Спору нет, экономические потребности людей действительно играют важную роль в формировании их общественно-государственной организации. Но людское государство принципиально отличается от того сообщества, той организации, которую мы обнаруживаем в муравейнике, хотя экономические предпосылки  «государственной» муравьиной организации (пищевое снабжение, защита от холода и т.п.) не менее важны для этих насекомых, чем экономические предпосылки для налаживания государственно-организованной жизни людей.

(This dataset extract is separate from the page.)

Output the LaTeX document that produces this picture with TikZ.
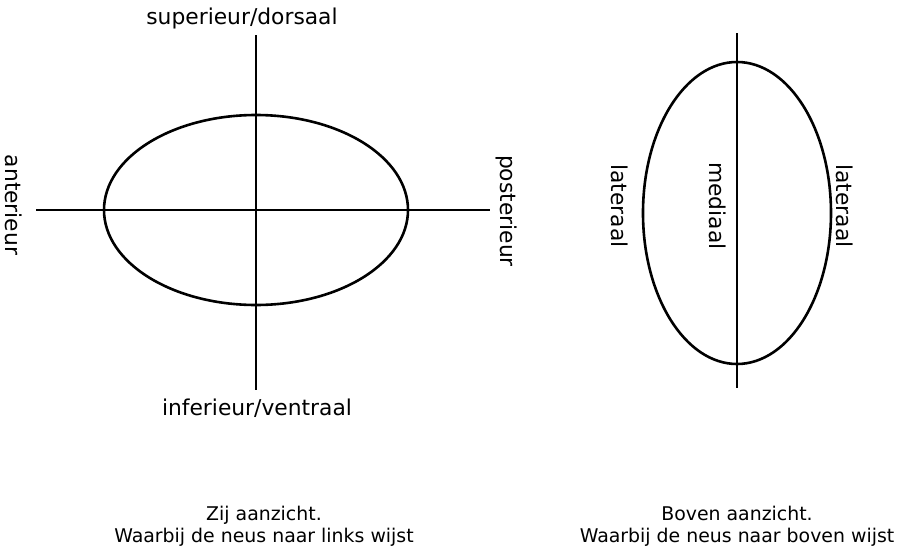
\documentclass[tikz,border=0pt]{standalone}
\usepackage{fontspec}
\setmainfont{DejaVu Sans}
\begin{document}
\begin{tikzpicture}[x=1pt,y=-1pt,
  lbl/.style={font=\fontsize{21.8}{26}\selectfont, inner sep=0pt},
  vlbl/.style={lbl, rotate=-90},
  captxt/.style={font=\fontsize{18.9}{22}\selectfont, inner sep=0pt, align=center},
  axis/.style={line width=1.2pt},
  body/.style={line width=2.6pt}]
\useasboundingbox (0,0) rectangle (898,549);
% left view
\coordinate (c1) at (256,210);
\coordinate (t1) at (256,35);
\coordinate (b1) at (256,390);
\coordinate (l1) at (36,210);
\coordinate (r1) at (490,210);
\draw[axis] (t1) -- (b1);
\draw[axis] (l1) -- (r1);
\draw[body] (c1) ellipse [x radius=152, y radius=95];
\node[lbl] (sup) at (242,18) {superieur/dorsaal};
\node[lbl] (inf) at (257,408) {inferieur/ventraal};
\node[vlbl] (ant) at (14,205) {anterieur};
\node[vlbl] (post) at (507,211) {posterieur};
% right view
\coordinate (c2) at (737,213);
\coordinate (t2) at (737,33);
\coordinate (b2) at (737,388);
\draw[axis] (t2) -- (b2);
\draw[body] (c2) ellipse [x radius=94, y radius=151];
\node[vlbl] (lat1) at (620,206) {lateraal};
\node[vlbl] (med) at (718,206) {mediaal};
\node[vlbl] (lat2) at (845,206) {lateraal};
% captions
\node[captxt] (cap1) at (264,526) {Zij aanzicht.\\Waarbij de neus naar links wijst};
\node[captxt] (cap2) at (737,526) {Boven aanzicht.\\Waarbij de neus naar boven wijst};
\end{tikzpicture}
\end{document}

 Маркс был прав в своём утверждении, что история выносит капитализму смертельный приговор. Но предлагаемая им коммунистическая альтернатива не могла стать жизнеспособной, потому что она основывалась на тех же материально-материалистических ценностях, что и капитализм. А капитализм идёт к своей гибели потому, что  живущие при нём люди, неизбежно деградируют в духовно-нравственном отношении. И с этим ничего нельзя поделать в рамках этого общественного строя. В статье «Закон и мораль: их главные различия. Дегенерация закона и морали» китайский учёный Чинг Лай Шенг (Тайвань) пишет: «<…> так как общество развивается по капиталистическому пути развития, существует тенденция вырождения морали или понижения уровня нравственности общества из-за изменения системы ценностей. В капиталистическом обществе материальные ценности доминируют над всеми остальными, включая и духовные нравственные ценности. В худших случаях моралью настолько пренебрегают, что многие люди даже теряют чувство нравственности. Считается более позорным не иметь или иметь мало денег, чем быть безнравственным. Поэтому эффект морали по отношению к обществу, важность морали в обществе сильно ослаблены» [18; 17]. 

Чинг Лай Шенг не использует в своей аргументации категорию метаправа, но приходит к тому же выводу, что приводится в данной статье: «<…> закон и мораль действуют параллельно. Они взаимно дополняют друг друга. И закон, и мораль необходимы для существования нормального и здорового общества» [18;11].